• **EXERCISE AIM**
Search the listing below for the word "this" and copy each line that holds it.

[start]

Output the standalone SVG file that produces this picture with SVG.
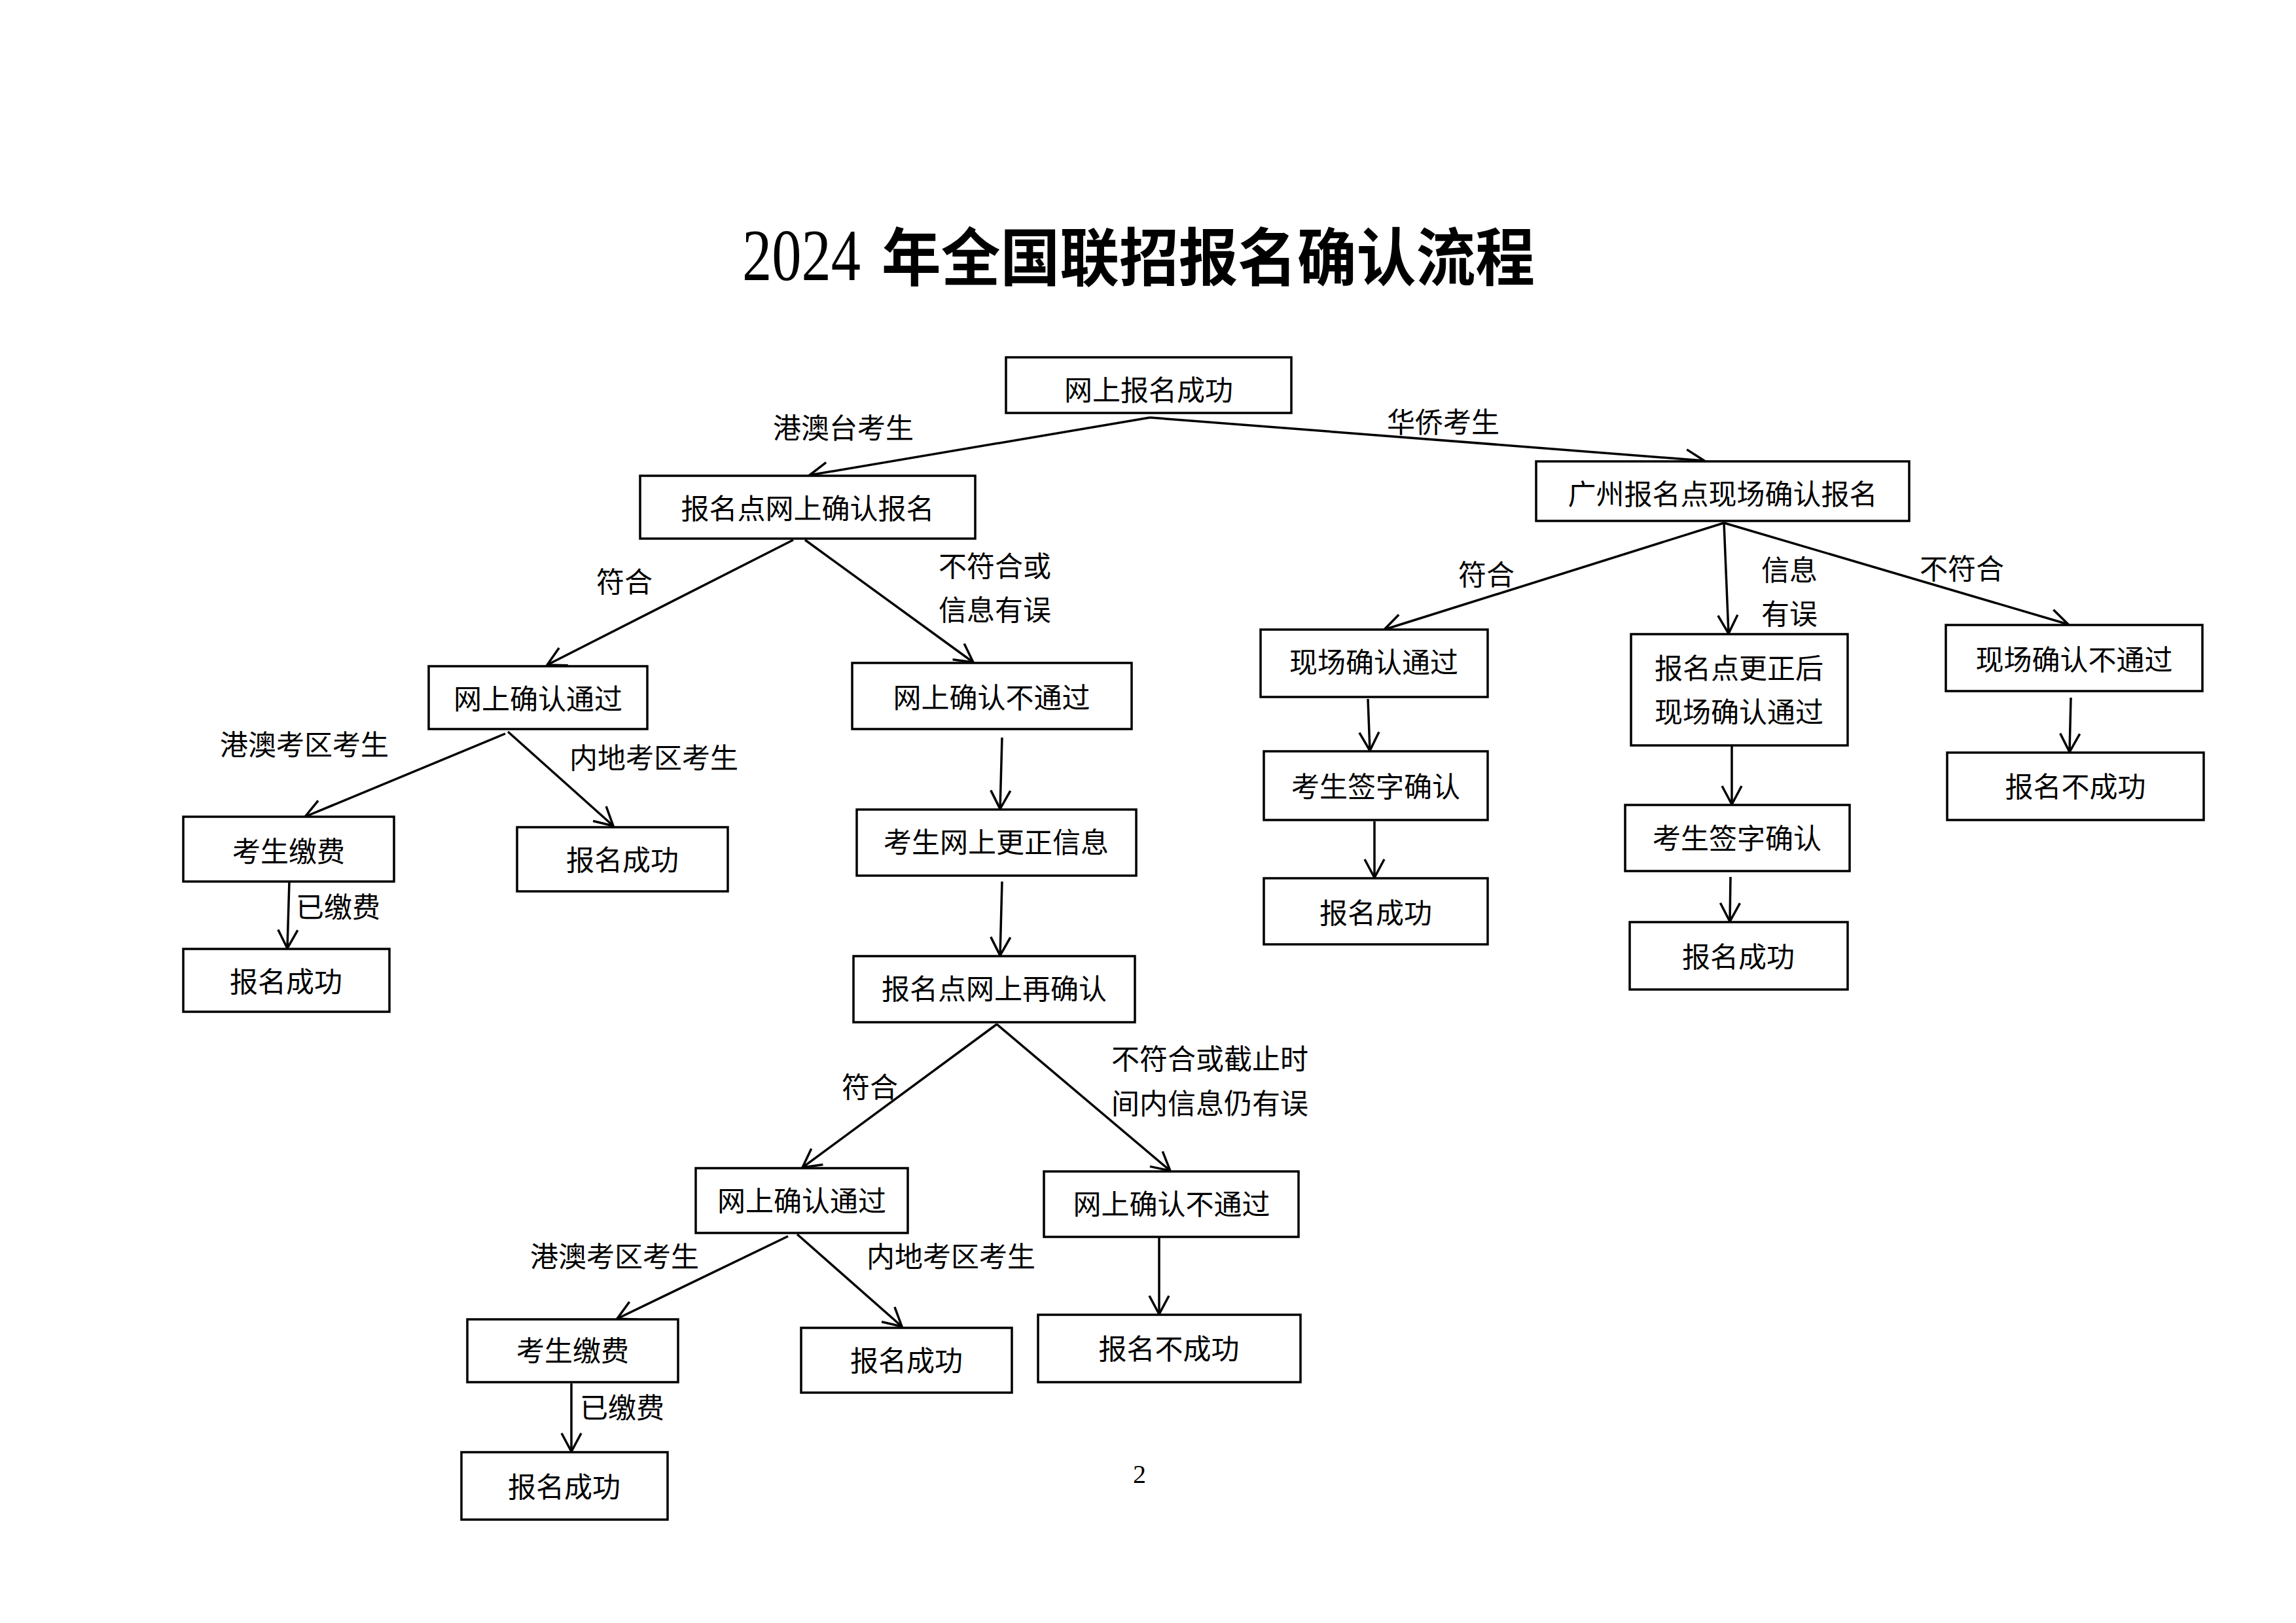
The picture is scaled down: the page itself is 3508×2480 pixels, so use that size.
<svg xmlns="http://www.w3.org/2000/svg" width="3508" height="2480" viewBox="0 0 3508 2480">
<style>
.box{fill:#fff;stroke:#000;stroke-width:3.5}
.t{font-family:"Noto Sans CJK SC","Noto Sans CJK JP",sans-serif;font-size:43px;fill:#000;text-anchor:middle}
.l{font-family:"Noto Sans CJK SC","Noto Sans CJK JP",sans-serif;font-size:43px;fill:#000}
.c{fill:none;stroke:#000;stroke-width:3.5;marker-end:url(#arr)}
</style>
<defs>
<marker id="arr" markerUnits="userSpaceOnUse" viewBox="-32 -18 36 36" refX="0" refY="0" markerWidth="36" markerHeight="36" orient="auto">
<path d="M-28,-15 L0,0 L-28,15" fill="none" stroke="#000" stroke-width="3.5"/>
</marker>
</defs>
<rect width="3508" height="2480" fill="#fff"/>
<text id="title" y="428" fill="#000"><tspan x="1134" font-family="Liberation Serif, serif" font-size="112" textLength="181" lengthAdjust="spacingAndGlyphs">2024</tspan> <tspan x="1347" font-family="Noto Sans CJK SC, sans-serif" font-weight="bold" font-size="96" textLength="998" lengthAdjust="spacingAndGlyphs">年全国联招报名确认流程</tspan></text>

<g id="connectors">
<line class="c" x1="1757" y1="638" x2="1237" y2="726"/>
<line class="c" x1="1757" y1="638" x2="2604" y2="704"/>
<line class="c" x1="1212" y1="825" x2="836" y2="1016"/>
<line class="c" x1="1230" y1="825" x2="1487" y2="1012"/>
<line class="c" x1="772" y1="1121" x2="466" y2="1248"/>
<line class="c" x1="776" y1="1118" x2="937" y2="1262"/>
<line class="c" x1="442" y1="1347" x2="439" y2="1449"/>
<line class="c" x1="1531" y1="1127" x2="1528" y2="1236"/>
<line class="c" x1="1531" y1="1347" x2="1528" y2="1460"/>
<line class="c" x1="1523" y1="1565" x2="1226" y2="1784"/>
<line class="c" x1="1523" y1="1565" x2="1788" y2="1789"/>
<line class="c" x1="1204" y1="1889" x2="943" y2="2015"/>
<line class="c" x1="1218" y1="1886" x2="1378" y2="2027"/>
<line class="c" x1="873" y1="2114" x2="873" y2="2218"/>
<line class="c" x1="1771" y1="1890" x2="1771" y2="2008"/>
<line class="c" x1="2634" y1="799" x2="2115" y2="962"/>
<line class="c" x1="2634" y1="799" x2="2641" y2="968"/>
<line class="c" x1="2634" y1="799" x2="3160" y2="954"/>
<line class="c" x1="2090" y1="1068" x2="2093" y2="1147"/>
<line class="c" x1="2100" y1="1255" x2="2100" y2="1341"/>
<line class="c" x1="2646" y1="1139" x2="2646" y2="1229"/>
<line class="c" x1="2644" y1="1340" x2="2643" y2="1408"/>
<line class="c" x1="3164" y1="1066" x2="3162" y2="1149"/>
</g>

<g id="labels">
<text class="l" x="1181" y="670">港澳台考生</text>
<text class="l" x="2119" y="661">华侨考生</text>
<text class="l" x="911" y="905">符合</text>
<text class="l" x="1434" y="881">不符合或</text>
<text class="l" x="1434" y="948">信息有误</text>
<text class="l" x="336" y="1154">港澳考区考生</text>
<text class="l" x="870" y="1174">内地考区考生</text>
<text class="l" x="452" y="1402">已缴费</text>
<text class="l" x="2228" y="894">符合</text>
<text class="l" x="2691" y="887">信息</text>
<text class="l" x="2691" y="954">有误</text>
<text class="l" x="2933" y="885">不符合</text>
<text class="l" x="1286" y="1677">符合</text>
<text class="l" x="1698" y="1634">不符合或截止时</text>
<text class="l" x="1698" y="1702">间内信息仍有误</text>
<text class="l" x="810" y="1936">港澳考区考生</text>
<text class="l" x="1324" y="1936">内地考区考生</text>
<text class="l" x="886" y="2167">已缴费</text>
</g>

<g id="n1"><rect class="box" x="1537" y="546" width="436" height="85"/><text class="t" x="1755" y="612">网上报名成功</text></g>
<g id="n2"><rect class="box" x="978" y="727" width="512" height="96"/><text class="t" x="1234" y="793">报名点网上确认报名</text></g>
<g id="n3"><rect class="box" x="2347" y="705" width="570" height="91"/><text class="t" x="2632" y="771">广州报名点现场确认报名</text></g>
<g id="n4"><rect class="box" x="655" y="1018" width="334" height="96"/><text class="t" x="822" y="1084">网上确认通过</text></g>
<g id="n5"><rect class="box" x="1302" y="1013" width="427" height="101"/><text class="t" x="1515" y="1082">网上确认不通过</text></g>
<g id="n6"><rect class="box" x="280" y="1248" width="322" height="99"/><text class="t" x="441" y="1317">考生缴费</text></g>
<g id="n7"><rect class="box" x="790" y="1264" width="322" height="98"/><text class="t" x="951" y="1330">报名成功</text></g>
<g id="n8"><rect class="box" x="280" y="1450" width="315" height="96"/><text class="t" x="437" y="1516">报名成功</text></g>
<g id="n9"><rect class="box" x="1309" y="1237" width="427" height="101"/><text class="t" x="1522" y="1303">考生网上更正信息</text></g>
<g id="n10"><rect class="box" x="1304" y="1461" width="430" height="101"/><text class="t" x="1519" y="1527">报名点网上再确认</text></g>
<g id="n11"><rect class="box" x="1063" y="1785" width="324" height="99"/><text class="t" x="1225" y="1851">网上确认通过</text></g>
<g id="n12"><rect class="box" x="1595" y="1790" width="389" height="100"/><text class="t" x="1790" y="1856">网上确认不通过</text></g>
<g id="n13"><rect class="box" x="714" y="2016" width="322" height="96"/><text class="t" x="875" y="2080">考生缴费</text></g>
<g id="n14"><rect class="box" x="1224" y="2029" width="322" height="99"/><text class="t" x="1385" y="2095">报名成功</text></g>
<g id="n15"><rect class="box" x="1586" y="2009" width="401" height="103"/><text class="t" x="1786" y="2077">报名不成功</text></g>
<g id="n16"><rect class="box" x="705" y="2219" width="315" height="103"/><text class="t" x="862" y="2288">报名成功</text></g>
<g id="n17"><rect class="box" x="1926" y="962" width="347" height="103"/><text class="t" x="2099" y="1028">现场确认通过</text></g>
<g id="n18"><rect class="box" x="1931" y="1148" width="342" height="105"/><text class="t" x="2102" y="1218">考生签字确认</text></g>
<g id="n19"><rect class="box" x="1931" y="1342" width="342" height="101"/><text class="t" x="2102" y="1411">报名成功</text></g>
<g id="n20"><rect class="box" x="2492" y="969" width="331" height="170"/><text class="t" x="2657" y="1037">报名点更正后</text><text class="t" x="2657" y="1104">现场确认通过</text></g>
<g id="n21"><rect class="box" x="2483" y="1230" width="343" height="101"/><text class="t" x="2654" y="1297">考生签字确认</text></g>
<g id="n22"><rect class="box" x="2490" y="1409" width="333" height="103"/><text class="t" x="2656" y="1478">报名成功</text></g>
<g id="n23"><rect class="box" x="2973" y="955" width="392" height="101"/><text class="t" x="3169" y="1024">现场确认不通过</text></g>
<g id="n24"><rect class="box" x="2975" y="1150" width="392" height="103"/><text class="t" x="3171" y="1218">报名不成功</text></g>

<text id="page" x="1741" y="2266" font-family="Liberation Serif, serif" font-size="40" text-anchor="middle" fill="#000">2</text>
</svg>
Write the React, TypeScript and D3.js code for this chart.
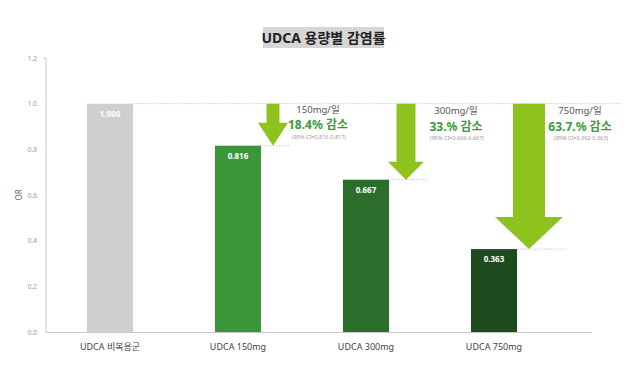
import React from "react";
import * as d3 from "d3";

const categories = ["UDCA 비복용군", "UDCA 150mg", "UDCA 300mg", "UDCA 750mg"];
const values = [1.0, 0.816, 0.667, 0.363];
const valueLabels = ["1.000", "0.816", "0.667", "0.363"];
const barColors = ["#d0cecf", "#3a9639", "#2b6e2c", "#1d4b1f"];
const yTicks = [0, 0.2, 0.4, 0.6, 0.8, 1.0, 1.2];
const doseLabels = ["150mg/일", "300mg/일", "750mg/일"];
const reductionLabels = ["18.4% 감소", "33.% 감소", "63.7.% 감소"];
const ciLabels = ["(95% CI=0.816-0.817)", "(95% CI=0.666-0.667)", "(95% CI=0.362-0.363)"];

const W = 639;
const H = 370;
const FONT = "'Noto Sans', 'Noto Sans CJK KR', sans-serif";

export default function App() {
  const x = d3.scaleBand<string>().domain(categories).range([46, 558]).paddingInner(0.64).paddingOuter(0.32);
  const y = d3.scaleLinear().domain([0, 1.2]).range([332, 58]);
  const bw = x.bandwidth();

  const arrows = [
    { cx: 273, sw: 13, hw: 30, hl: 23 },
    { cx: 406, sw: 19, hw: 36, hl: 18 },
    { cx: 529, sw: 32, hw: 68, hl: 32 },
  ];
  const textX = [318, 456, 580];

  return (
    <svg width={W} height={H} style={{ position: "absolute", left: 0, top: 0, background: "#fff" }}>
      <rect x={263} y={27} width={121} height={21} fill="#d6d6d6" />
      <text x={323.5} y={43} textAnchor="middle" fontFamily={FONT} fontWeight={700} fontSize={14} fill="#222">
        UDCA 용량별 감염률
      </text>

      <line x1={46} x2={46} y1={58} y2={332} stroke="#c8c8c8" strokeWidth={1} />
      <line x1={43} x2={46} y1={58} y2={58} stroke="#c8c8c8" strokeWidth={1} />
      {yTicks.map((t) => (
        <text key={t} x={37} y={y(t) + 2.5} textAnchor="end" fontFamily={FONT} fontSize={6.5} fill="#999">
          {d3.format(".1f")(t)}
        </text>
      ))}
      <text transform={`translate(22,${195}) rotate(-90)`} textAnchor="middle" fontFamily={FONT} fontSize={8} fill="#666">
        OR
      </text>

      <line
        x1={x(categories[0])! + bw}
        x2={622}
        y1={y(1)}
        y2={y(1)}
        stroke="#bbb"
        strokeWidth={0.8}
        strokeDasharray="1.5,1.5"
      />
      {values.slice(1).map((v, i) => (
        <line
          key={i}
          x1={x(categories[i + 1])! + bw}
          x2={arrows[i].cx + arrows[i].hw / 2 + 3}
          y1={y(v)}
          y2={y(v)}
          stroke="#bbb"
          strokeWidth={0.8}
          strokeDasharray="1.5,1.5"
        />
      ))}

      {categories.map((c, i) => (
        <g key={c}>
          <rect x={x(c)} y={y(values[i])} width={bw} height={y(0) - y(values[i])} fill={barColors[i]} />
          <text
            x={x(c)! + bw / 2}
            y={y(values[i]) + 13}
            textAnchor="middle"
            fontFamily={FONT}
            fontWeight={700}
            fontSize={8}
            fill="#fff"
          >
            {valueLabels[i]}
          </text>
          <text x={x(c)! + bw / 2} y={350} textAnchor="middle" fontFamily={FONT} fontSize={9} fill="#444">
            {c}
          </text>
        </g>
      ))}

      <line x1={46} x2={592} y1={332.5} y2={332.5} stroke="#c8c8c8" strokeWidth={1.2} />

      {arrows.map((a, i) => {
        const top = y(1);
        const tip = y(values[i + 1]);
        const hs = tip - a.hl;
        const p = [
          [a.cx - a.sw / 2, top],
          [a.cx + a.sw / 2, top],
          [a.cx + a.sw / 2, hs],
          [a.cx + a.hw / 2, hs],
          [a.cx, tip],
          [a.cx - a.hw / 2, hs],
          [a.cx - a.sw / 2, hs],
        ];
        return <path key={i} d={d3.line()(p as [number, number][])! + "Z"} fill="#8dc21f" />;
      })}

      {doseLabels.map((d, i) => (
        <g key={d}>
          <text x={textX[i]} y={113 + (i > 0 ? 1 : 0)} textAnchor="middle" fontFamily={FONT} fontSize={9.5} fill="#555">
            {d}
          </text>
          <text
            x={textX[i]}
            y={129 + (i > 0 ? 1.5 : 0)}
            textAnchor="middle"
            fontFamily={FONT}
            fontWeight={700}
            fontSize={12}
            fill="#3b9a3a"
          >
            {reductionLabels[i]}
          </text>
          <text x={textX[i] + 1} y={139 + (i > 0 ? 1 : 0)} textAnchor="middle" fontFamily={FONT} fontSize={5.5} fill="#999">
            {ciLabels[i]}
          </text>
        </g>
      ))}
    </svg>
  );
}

[end]

• **RESULT**
Output the standalone SVG file that produces this picture with SVG.
Write the React, TypeScript and D3.js code for this chart.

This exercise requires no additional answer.